Task =
Give an exact transcription of every line, dropping the images.

Some records =

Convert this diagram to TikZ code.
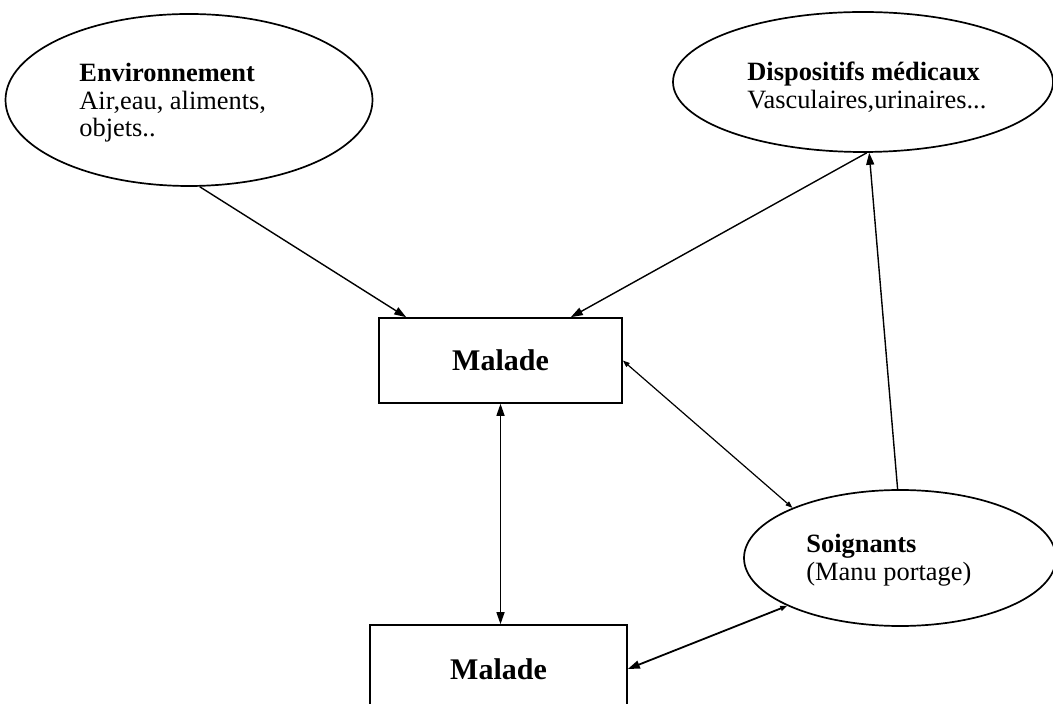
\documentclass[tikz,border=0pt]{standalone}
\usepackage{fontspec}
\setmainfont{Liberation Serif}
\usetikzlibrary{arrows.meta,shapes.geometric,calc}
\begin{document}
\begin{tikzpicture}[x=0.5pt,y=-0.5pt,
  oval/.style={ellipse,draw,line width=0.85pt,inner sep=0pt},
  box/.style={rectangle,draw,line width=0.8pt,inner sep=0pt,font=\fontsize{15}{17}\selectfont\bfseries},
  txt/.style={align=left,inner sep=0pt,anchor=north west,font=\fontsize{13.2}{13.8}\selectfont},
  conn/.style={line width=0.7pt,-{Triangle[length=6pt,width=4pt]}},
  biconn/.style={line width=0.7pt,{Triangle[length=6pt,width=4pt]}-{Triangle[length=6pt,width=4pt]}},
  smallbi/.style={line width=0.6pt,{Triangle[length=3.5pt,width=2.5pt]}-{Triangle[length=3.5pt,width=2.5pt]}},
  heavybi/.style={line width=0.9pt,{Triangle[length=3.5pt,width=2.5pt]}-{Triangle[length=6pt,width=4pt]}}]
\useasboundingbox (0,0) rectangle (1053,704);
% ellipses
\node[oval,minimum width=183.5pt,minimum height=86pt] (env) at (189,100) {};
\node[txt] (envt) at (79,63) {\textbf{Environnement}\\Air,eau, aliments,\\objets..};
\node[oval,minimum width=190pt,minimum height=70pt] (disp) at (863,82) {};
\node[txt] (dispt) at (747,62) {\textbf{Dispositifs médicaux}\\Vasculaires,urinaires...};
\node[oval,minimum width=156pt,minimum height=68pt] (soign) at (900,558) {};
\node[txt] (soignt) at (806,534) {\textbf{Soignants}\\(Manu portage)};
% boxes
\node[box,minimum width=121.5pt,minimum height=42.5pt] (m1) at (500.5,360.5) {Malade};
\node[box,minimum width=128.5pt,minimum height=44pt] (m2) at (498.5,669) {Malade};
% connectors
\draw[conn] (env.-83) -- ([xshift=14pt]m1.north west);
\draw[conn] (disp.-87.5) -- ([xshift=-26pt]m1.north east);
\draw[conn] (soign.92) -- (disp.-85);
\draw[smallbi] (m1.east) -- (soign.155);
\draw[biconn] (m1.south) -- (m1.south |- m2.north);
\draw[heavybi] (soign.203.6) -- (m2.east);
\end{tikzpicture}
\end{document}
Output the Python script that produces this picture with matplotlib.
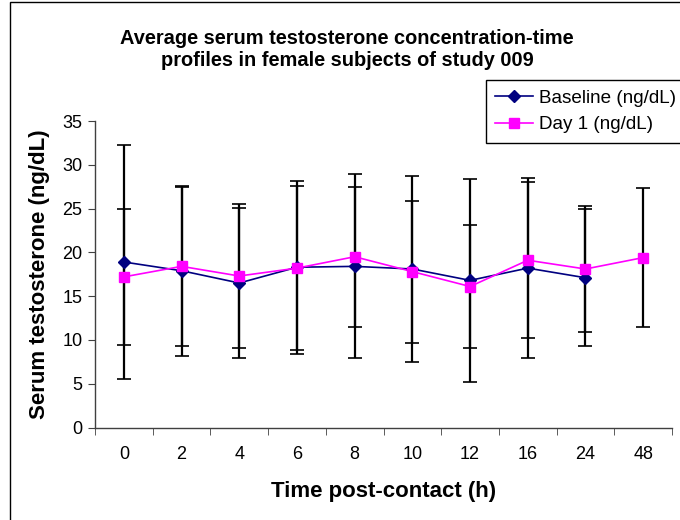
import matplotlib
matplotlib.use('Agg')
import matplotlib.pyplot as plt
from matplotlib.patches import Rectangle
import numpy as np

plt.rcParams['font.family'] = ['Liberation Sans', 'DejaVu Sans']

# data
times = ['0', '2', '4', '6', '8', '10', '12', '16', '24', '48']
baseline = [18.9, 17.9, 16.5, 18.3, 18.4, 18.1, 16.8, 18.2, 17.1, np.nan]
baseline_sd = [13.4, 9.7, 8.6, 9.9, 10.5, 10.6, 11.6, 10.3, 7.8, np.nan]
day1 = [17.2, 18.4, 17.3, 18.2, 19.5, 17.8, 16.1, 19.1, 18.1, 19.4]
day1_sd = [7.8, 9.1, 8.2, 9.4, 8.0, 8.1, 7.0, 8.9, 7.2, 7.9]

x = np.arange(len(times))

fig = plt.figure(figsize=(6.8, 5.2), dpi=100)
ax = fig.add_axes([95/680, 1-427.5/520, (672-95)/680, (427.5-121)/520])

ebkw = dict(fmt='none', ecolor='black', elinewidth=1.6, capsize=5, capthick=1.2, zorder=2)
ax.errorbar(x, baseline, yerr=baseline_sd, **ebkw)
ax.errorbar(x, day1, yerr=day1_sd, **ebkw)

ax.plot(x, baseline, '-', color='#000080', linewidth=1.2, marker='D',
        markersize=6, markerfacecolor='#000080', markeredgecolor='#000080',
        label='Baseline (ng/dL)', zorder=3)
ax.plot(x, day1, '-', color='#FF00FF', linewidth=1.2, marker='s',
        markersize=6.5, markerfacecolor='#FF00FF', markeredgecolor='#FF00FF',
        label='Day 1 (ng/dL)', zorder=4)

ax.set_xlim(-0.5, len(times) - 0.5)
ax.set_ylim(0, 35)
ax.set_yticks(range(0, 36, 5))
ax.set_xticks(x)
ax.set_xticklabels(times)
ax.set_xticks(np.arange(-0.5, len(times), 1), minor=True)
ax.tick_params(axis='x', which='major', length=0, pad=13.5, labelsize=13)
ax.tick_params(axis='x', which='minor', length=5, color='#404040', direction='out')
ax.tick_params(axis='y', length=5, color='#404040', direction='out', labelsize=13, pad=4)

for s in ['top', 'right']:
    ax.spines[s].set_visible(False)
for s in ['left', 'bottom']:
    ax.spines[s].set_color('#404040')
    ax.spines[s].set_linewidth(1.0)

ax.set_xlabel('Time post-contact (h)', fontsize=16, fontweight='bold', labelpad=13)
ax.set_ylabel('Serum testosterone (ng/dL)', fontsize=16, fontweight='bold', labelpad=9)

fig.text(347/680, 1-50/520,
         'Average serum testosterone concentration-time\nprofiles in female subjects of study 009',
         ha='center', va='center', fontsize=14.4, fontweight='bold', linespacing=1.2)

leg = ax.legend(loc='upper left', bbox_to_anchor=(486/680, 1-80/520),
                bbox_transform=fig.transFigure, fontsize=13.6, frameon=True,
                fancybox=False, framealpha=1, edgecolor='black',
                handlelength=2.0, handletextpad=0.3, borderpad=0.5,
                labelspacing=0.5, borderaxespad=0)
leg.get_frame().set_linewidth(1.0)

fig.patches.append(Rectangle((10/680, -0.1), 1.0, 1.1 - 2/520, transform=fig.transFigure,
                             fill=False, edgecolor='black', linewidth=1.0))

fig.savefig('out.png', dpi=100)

Correct result =
Convert this diagram to TikZ code.
\documentclass[tikz,border=0pt]{standalone}
\usepackage{fontspec}
\setmainfont{Liberation Serif}
\usetikzlibrary{arrows.meta,shapes.geometric,calc}
\begin{document}
\begin{tikzpicture}[x=0.5pt,y=-0.5pt,
  oval/.style={ellipse,draw,line width=0.85pt,inner sep=0pt},
  box/.style={rectangle,draw,line width=0.8pt,inner sep=0pt,font=\fontsize{15}{17}\selectfont\bfseries},
  txt/.style={align=left,inner sep=0pt,anchor=north west,font=\fontsize{13.2}{13.8}\selectfont},
  conn/.style={line width=0.7pt,-{Triangle[length=6pt,width=4pt]}},
  biconn/.style={line width=0.7pt,{Triangle[length=6pt,width=4pt]}-{Triangle[length=6pt,width=4pt]}},
  smallbi/.style={line width=0.6pt,{Triangle[length=3.5pt,width=2.5pt]}-{Triangle[length=3.5pt,width=2.5pt]}},
  heavybi/.style={line width=0.9pt,{Triangle[length=3.5pt,width=2.5pt]}-{Triangle[length=6pt,width=4pt]}}]
\useasboundingbox (0,0) rectangle (1053,704);
% ellipses
\node[oval,minimum width=183.5pt,minimum height=86pt] (env) at (189,100) {};
\node[txt] (envt) at (79,63) {\textbf{Environnement}\\Air,eau, aliments,\\objets..};
\node[oval,minimum width=190pt,minimum height=70pt] (disp) at (863,82) {};
\node[txt] (dispt) at (747,62) {\textbf{Dispositifs médicaux}\\Vasculaires,urinaires...};
\node[oval,minimum width=156pt,minimum height=68pt] (soign) at (900,558) {};
\node[txt] (soignt) at (806,534) {\textbf{Soignants}\\(Manu portage)};
% boxes
\node[box,minimum width=121.5pt,minimum height=42.5pt] (m1) at (500.5,360.5) {Malade};
\node[box,minimum width=128.5pt,minimum height=44pt] (m2) at (498.5,669) {Malade};
% connectors
\draw[conn] (env.-83) -- ([xshift=14pt]m1.north west);
\draw[conn] (disp.-87.5) -- ([xshift=-26pt]m1.north east);
\draw[conn] (soign.92) -- (disp.-85);
\draw[smallbi] (m1.east) -- (soign.155);
\draw[biconn] (m1.south) -- (m1.south |- m2.north);
\draw[heavybi] (soign.203.6) -- (m2.east);
\end{tikzpicture}
\end{document}
Output the Python script that produces this picture with matplotlib.
import matplotlib
matplotlib.use('Agg')
import matplotlib.pyplot as plt
from matplotlib.patches import Rectangle
import numpy as np

plt.rcParams['font.family'] = ['Liberation Sans', 'DejaVu Sans']

# data
times = ['0', '2', '4', '6', '8', '10', '12', '16', '24', '48']
baseline = [18.9, 17.9, 16.5, 18.3, 18.4, 18.1, 16.8, 18.2, 17.1, np.nan]
baseline_sd = [13.4, 9.7, 8.6, 9.9, 10.5, 10.6, 11.6, 10.3, 7.8, np.nan]
day1 = [17.2, 18.4, 17.3, 18.2, 19.5, 17.8, 16.1, 19.1, 18.1, 19.4]
day1_sd = [7.8, 9.1, 8.2, 9.4, 8.0, 8.1, 7.0, 8.9, 7.2, 7.9]

x = np.arange(len(times))

fig = plt.figure(figsize=(6.8, 5.2), dpi=100)
ax = fig.add_axes([95/680, 1-427.5/520, (672-95)/680, (427.5-121)/520])

ebkw = dict(fmt='none', ecolor='black', elinewidth=1.6, capsize=5, capthick=1.2, zorder=2)
ax.errorbar(x, baseline, yerr=baseline_sd, **ebkw)
ax.errorbar(x, day1, yerr=day1_sd, **ebkw)

ax.plot(x, baseline, '-', color='#000080', linewidth=1.2, marker='D',
        markersize=6, markerfacecolor='#000080', markeredgecolor='#000080',
        label='Baseline (ng/dL)', zorder=3)
ax.plot(x, day1, '-', color='#FF00FF', linewidth=1.2, marker='s',
        markersize=6.5, markerfacecolor='#FF00FF', markeredgecolor='#FF00FF',
        label='Day 1 (ng/dL)', zorder=4)

ax.set_xlim(-0.5, len(times) - 0.5)
ax.set_ylim(0, 35)
ax.set_yticks(range(0, 36, 5))
ax.set_xticks(x)
ax.set_xticklabels(times)
ax.set_xticks(np.arange(-0.5, len(times), 1), minor=True)
ax.tick_params(axis='x', which='major', length=0, pad=13.5, labelsize=13)
ax.tick_params(axis='x', which='minor', length=5, color='#404040', direction='out')
ax.tick_params(axis='y', length=5, color='#404040', direction='out', labelsize=13, pad=4)

for s in ['top', 'right']:
    ax.spines[s].set_visible(False)
for s in ['left', 'bottom']:
    ax.spines[s].set_color('#404040')
    ax.spines[s].set_linewidth(1.0)

ax.set_xlabel('Time post-contact (h)', fontsize=16, fontweight='bold', labelpad=13)
ax.set_ylabel('Serum testosterone (ng/dL)', fontsize=16, fontweight='bold', labelpad=9)

fig.text(347/680, 1-50/520,
         'Average serum testosterone concentration-time\nprofiles in female subjects of study 009',
         ha='center', va='center', fontsize=14.4, fontweight='bold', linespacing=1.2)

leg = ax.legend(loc='upper left', bbox_to_anchor=(486/680, 1-80/520),
                bbox_transform=fig.transFigure, fontsize=13.6, frameon=True,
                fancybox=False, framealpha=1, edgecolor='black',
                handlelength=2.0, handletextpad=0.3, borderpad=0.5,
                labelspacing=0.5, borderaxespad=0)
leg.get_frame().set_linewidth(1.0)

fig.patches.append(Rectangle((10/680, -0.1), 1.0, 1.1 - 2/520, transform=fig.transFigure,
                             fill=False, edgecolor='black', linewidth=1.0))

fig.savefig('out.png', dpi=100)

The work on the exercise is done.